Was hat das alles mit dem heutigen Thema Cantate, was hat das mit Singen zu tun? Da müssen wir hinter Luther zurück und wörtlich übersetzen: her zu mir, alle ihr Bemühten und Überlasteten – ich werde euch aufatmen lassen. Nehmt auf euch mein Joch und lernt von mir, und ihr werdet Aufatmen finden für eure Seelen. Singen ist ein gutes Beispiel für den Vorrang der Praxis vor aller Erkenntnis und Theorie. Wer singt, ob im Gottesdienst, im Chor oder zuhause, atmet tief ein. Und wer tief einatmet, ist glücklich. Und wer glücklich ist, singt. Und wer singt, atmet tief ein ...
Singt darum kräftig mit in unseren Gottesdiensten, all ihr Mühseligen; kommt in unseren Chor, all ihr Überlasteten.
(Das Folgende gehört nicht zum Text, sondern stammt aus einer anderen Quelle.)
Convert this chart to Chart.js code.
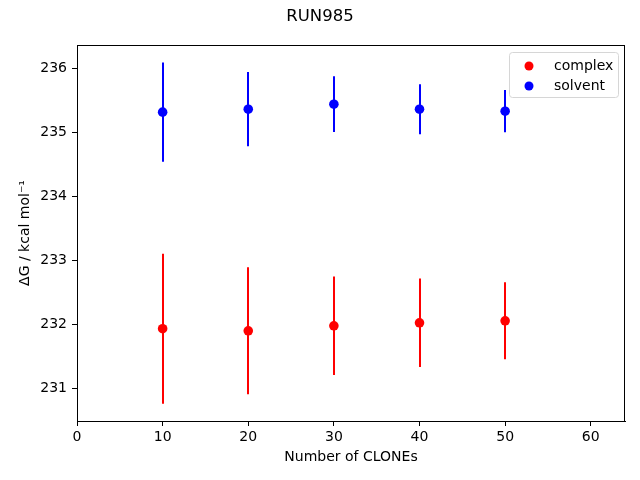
<!DOCTYPE html>
<html>
<head>
<meta charset="utf-8">
<script src="https://cdn.jsdelivr.net/npm/chart.js@4/dist/chart.umd.min.js"></script>
<style>
  html, body { margin: 0; padding: 0; background: #fff; }
  #wrap { width: 640px; height: 480px; }
</style>
</head>
<body>
<div id="wrap"><canvas id="c" width="640" height="480"></canvas></div>
<script>
const clones = [10, 20, 30, 40, 50];
const complexMean = [231.935, 231.903, 231.981, 232.028, 232.059];
const complexErr = [1.17, 0.99, 0.77, 0.69, 0.60];
const solventMean = [235.315, 235.361, 235.439, 235.361, 235.33];
const solventErr = [0.775, 0.58, 0.435, 0.39, 0.33];
const xTicks = [0, 10, 20, 30, 40, 50, 60];
const yTicks = [231, 232, 233, 234, 235, 236];

const FONT = 'DejaVu Sans';
const RED = '#ff0000';
const BLUE = '#0000ff';

function toPoints(xs, ys) {
  return xs.map((x, i) => ({ x, y: ys[i] }));
}

// vertical error bars, drawn under the markers
const errorBars = {
  id: 'errorBars',
  beforeDatasetsDraw(chart) {
    const { ctx, scales: { x, y } } = chart;
    const sets = [
      { mean: complexMean, err: complexErr, color: RED },
      { mean: solventMean, err: solventErr, color: BLUE },
    ];
    ctx.save();
    ctx.lineWidth = 2;
    sets.forEach((s) => {
      ctx.strokeStyle = s.color;
      clones.forEach((c, i) => {
        const px = Math.round(x.getPixelForValue(c));
        ctx.beginPath();
        ctx.moveTo(px, y.getPixelForValue(s.mean[i] - s.err[i]));
        ctx.lineTo(px, y.getPixelForValue(s.mean[i] + s.err[i]));
        ctx.stroke();
      });
    });
    ctx.restore();
  },
};

// frame, titles and boxed legend in the matplotlib look
const decorations = {
  id: 'decorations',
  afterDraw(chart) {
    const { ctx, chartArea: a } = chart;
    ctx.save();
    ctx.strokeStyle = '#000';
    ctx.lineWidth = 1;
    ctx.strokeRect(Math.round(a.left) + 0.5, Math.round(a.top) + 0.5,
      Math.round(a.right - a.left) - 1, Math.round(a.bottom - a.top));

    ctx.fillStyle = '#000';
    ctx.textAlign = 'center';
    ctx.textBaseline = 'middle';
    ctx.font = `16.5px "${FONT}"`;
    ctx.fillText('RUN985', 320, 17);

    ctx.font = `14px "${FONT}"`;
    ctx.fillText('Number of CLONEs', (a.left + a.right) / 2, 457);

    ctx.save();
    ctx.translate(25, (a.top + a.bottom) / 2);
    ctx.rotate(-Math.PI / 2);
    ctx.fillText('\u0394G / kcal mol\u207B\u00B9', 0, 0);
    ctx.restore();

    // legend
    const lx = 509.5, ly = 52.5, lw = 109, lh = 45;
    ctx.fillStyle = 'rgba(255,255,255,0.8)';
    ctx.strokeStyle = '#d6d6d6';
    ctx.beginPath();
    ctx.roundRect(lx, ly, lw, lh, 3);
    ctx.fill();
    ctx.stroke();
    const items = [['complex', RED, 66], ['solvent', BLUE, 86]];
    ctx.textAlign = 'left';
    items.forEach(([label, color, cy]) => {
      ctx.fillStyle = color;
      ctx.beginPath();
      ctx.arc(529, cy, 4.5, 0, Math.PI * 2);
      ctx.fill();
      ctx.fillStyle = '#000';
      ctx.fillText(label, 554, cy);
    });
    ctx.restore();
  },
};

new Chart(document.getElementById('c'), {
  type: 'scatter',
  data: {
    datasets: [
      {
        label: 'complex',
        data: toPoints(clones, complexMean),
        backgroundColor: RED,
        borderColor: RED,
        pointRadius: 4.8,
        pointHoverRadius: 4.8,
        borderWidth: 0,
      },
      {
        label: 'solvent',
        data: toPoints(clones, solventMean),
        backgroundColor: BLUE,
        borderColor: BLUE,
        pointRadius: 4.8,
        pointHoverRadius: 4.8,
        borderWidth: 0,
      },
    ],
  },
  options: {
    responsive: false,
    animation: false,
    events: [],
    layout: { padding: { left: 0, right: 15, top: 45, bottom: 0 } },
    plugins: {
      legend: { display: false },
      title: { display: false },
      tooltip: { enabled: false },
    },
    scales: {
      x: {
        type: 'linear',
        min: 0,
        max: 64,
        afterBuildTicks: (s) => { s.ticks = xTicks.map((v) => ({ value: v })); },
        afterFit: (s) => { s.height = 59; },
        grid: { drawOnChartArea: false, drawTicks: true, tickLength: 5, color: '#000' },
        border: { color: '#000', width: 1 },
        ticks: { color: '#000', padding: 3, maxRotation: 0, font: { family: FONT, size: 14 } },
      },
      y: {
        type: 'linear',
        min: 230.495,
        max: 236.363,
        afterBuildTicks: (s) => { s.ticks = yTicks.map((v) => ({ value: v })); },
        afterFit: (s) => { s.width = 77; },
        grid: { drawOnChartArea: false, drawTicks: true, tickLength: 5, color: '#000' },
        border: { color: '#000', width: 1 },
        ticks: { color: '#000', padding: 5, font: { family: FONT, size: 14 } },
      },
    },
  },
  plugins: [errorBars, decorations],
});
</script>
</body>
</html>
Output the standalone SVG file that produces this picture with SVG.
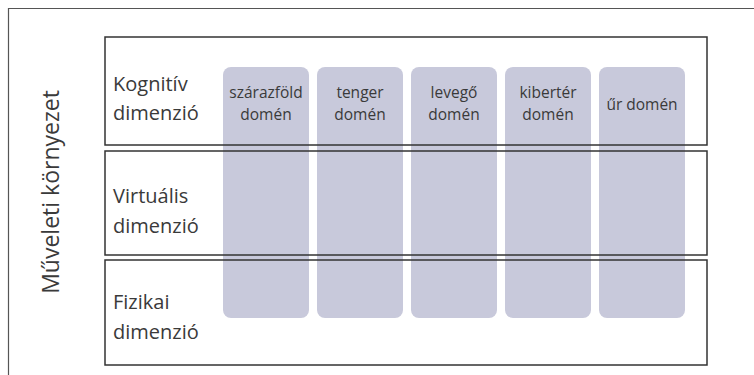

Das wird euch erquicken.
Amen.
Lieder
Als erstes Lied nach der Begrüßung mit dem Wochenspruch aus Psalm 98: 286 oder 328,1-3 oder 327; nach der Epistel: 349 oder 449,3-6; da das Evangelium Predigttext ist, könnte an seiner Stelle die alttestamentliche Lesung Jesaja 12 stehen; danach könnte 318,9+8 oder 279,4 oder 325,1.2.6.7 gesungen werden; wenn Mt 11 gelesen wird: 363,1.2.5.6. Nach der Predigt: 271,1-2 oder 217,4. Zwischen Abkündigungen und Gebet: 322,1-5 oder 324,1.2.13-15 oder 148,5.6.9. Als Schlussstrophe zwischen Gebet und Segen: 100,4; 294,2; 318,9; 351,13; 369,7.